This question is about the space of all topologies on a fixed set X. We may order the topologies by refinement, so that τ ≤ σ just in case every τ open set is open in σ. Equivalently, we say in this case that τ is coarser than σ, that σ is finer than τ or that σ refines τ. (See wikipedia on comparison of topologies.) The least element in this order is the indiscrete topology and the largest topology is the discrete topology.
One can show that the collection of all topologies on a fixed set is a complete lattice. In the downward direction, for example, the intersection of any collection of topologies on X remains a topology on X, and this intersection is the largest topology contained in them all. Similarly, the union of any number of topologies generates a smallest topology containing all of them (by closing under finite intersections and arbitrary unions). Thus, the collection of all topologies on X is a complete lattice.
Note that the compact topologies are closed downward in this lattice, since if a topology τ has fewer open sets than σ and σ is compact, then τ is compact. Similarly, the Hausdorff topologies are closed upward, since if τ is Hausdorff and contained in σ, then σ is Hausdorff. Thus, the compact topologies inhabit the bottom of the lattice and the Hausdorff topologies the top.
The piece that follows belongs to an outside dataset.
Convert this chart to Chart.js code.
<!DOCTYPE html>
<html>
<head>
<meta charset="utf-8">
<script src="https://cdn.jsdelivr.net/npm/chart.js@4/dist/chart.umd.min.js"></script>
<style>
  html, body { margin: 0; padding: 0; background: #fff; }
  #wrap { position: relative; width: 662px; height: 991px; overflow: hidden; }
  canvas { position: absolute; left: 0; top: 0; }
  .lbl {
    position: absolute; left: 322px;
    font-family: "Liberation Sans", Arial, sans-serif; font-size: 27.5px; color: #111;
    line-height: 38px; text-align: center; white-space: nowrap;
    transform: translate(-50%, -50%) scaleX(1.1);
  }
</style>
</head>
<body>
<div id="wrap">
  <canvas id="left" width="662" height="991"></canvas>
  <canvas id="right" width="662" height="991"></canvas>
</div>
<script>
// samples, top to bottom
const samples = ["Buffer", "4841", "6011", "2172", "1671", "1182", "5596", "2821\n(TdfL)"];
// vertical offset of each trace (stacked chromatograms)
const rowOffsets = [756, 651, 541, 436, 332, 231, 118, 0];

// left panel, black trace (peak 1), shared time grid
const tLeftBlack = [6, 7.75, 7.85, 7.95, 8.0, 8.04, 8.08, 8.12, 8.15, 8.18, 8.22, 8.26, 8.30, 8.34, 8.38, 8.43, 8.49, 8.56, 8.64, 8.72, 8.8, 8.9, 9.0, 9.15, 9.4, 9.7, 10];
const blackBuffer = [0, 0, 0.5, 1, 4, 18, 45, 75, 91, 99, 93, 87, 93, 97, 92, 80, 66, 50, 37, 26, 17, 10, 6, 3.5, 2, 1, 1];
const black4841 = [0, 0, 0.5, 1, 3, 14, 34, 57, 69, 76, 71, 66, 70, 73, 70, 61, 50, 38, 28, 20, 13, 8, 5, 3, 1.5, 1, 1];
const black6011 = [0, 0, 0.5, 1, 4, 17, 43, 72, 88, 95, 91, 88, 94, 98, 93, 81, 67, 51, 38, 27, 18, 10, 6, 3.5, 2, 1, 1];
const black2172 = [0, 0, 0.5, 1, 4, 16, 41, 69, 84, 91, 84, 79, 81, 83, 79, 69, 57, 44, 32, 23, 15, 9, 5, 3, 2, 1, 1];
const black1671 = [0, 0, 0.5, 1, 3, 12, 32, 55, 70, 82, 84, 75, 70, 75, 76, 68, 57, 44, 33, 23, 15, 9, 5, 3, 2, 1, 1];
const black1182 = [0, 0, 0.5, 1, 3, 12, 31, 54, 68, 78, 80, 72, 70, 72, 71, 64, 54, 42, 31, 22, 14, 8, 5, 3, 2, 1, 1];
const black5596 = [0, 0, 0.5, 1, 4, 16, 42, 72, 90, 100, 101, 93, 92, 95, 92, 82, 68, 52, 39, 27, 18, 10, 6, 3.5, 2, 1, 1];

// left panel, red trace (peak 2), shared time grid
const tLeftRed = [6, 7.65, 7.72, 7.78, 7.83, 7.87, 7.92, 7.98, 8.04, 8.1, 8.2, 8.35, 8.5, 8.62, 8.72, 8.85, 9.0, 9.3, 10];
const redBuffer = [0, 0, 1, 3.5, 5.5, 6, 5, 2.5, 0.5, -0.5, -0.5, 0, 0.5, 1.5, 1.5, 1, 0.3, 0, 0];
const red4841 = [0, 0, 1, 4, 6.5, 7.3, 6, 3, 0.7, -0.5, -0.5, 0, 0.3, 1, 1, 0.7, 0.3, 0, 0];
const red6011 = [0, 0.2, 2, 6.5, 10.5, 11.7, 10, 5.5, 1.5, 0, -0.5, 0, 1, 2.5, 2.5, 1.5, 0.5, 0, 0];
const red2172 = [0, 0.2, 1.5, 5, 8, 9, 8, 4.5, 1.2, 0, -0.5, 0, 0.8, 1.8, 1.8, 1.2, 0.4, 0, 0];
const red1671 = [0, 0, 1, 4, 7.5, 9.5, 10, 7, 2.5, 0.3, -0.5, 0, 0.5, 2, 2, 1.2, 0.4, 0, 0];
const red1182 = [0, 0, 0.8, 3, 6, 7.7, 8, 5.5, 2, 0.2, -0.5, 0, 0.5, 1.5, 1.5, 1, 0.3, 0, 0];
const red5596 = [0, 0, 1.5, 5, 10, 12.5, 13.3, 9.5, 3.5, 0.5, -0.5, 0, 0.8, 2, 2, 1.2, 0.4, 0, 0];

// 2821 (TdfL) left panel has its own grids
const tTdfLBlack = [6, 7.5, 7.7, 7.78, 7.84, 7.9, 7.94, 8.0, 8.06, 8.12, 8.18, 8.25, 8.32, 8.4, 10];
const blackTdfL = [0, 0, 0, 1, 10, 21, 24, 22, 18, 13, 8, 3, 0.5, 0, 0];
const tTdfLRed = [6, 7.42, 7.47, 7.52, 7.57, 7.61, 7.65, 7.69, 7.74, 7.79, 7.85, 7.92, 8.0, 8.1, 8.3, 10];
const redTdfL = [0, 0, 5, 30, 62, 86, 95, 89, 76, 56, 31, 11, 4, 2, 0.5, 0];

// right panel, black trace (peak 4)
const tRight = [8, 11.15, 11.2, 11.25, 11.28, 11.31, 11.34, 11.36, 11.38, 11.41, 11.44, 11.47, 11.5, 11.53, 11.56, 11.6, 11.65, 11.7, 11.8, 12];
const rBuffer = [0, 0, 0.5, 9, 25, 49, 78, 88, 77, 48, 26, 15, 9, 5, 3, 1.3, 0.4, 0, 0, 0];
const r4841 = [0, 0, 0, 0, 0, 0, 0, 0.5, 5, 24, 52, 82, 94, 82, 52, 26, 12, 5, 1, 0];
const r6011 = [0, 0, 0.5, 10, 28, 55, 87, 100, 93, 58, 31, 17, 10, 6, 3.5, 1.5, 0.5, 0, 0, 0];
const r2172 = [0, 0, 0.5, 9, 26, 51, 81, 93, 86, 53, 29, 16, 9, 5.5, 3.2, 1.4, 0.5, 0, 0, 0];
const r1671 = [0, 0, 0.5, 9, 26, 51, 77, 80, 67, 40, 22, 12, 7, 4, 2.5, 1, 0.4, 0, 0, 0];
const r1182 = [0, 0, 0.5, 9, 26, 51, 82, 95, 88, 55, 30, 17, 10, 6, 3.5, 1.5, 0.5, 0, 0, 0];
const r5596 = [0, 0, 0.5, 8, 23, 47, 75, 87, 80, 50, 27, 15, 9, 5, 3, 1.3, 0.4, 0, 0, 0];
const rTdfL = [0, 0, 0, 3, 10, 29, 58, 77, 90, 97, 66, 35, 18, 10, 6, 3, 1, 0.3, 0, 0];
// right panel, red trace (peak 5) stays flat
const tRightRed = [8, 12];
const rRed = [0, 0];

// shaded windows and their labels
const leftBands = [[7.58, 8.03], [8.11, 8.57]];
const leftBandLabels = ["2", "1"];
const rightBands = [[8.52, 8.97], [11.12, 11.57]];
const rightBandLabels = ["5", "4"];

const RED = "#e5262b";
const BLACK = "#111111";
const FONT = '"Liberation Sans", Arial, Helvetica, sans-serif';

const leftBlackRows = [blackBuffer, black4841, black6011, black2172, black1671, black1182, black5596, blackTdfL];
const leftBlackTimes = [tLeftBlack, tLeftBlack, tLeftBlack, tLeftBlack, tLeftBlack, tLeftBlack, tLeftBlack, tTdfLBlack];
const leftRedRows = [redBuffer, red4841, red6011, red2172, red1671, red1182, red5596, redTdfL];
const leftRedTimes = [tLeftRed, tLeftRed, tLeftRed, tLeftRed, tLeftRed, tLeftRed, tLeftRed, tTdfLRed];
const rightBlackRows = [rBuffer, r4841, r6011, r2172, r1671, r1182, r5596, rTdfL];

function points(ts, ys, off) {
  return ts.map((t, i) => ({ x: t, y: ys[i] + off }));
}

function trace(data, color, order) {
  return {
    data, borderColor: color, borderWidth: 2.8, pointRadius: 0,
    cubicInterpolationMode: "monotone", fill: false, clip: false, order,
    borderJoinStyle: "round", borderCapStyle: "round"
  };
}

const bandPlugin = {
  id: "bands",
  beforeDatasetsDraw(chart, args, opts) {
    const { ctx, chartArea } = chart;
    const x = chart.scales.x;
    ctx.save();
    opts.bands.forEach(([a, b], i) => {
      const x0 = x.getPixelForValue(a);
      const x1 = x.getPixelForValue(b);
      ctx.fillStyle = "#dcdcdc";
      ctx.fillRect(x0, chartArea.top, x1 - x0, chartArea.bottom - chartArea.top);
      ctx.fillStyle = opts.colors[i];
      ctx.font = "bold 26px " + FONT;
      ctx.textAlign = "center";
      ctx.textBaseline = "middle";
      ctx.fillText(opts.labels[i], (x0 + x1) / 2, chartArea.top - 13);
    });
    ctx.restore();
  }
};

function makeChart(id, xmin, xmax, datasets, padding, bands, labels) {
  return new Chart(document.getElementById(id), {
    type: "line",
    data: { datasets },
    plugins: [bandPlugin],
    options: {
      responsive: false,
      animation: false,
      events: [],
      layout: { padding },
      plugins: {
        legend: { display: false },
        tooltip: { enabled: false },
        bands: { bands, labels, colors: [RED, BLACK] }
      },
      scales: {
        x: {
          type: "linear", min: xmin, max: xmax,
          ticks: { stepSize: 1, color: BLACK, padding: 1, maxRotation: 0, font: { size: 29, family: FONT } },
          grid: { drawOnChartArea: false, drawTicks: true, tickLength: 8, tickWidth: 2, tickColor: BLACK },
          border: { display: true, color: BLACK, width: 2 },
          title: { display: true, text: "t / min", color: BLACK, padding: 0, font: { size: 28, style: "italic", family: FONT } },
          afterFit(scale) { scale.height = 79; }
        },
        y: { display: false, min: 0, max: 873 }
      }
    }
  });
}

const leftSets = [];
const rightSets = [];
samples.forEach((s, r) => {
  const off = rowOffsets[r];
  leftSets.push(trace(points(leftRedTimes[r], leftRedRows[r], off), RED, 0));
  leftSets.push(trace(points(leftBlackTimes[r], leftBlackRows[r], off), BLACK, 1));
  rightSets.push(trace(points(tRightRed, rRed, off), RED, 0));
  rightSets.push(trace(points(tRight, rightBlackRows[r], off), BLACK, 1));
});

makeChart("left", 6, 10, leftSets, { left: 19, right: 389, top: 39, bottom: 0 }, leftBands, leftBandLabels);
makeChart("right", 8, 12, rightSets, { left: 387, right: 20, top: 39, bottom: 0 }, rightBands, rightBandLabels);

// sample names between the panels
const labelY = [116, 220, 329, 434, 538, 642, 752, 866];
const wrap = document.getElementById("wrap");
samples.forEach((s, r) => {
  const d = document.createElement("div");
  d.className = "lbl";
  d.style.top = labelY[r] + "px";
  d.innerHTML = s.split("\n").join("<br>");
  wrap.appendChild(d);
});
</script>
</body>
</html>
These two collections kiss each other in the compact Hausdorff topologies. Furthermore, these kissing points, the compact Hausdorff topologies, form an antichain in the lattice: no two of them are comparable. To see this, suppose that τ subset σ are both compact Hausdorff. If U is open with respect to σ, then the complement C = X - U is closed with respect to σ and hence compact with respect to σ in the subspace topology. Thus C is also compact with respect to τ in the subspace topology. Since τ is Hausdorff, this implies (an elementary exercise) that C is closed with respect to τ, and so U is in τ. So τ = σ. Thus, no two distinct compact Hausdorff topologies are comparable, and so these topologies are spread out sideways, forming an antichain of the lattice.
My first question is, do the compact Hausdorff topologies form a maximal antichain? Equivalently, is every topology comparable with a compact Hausdorff topology? [Edit: François points out an easy counterexample in the comments below.]
A weaker version of the question asks merely whether every compact topology is refined by a compact Hausdorff topology, and similarly, whether every Hausdorff topology refines a compact Hausdorff topology. Under what circumstances is a compact topology refined by a unique compact Hausdorff topology? Under what circumstances does a Hausdorff topology refine a unique compact Hausdorff topology?
What other topological features besides compactness and Hausdorffness have illuminating interaction with this lattice?
Finally, what kind of lattice properties does the lattice of topologies exhibit? For example, the lattice has atoms, since we can form the almost-indiscrete topology having just one nontrivial open set (and any nontrivial subset will do). It follows that every topology is the least upper bound of the atoms below it. The lattice of topologies is complemented. But the lattice is not distributive (when X has at least two points), since it embeds N5 by the topologies involving {x}, {y} and the topology generated by {{x},{x,y}}.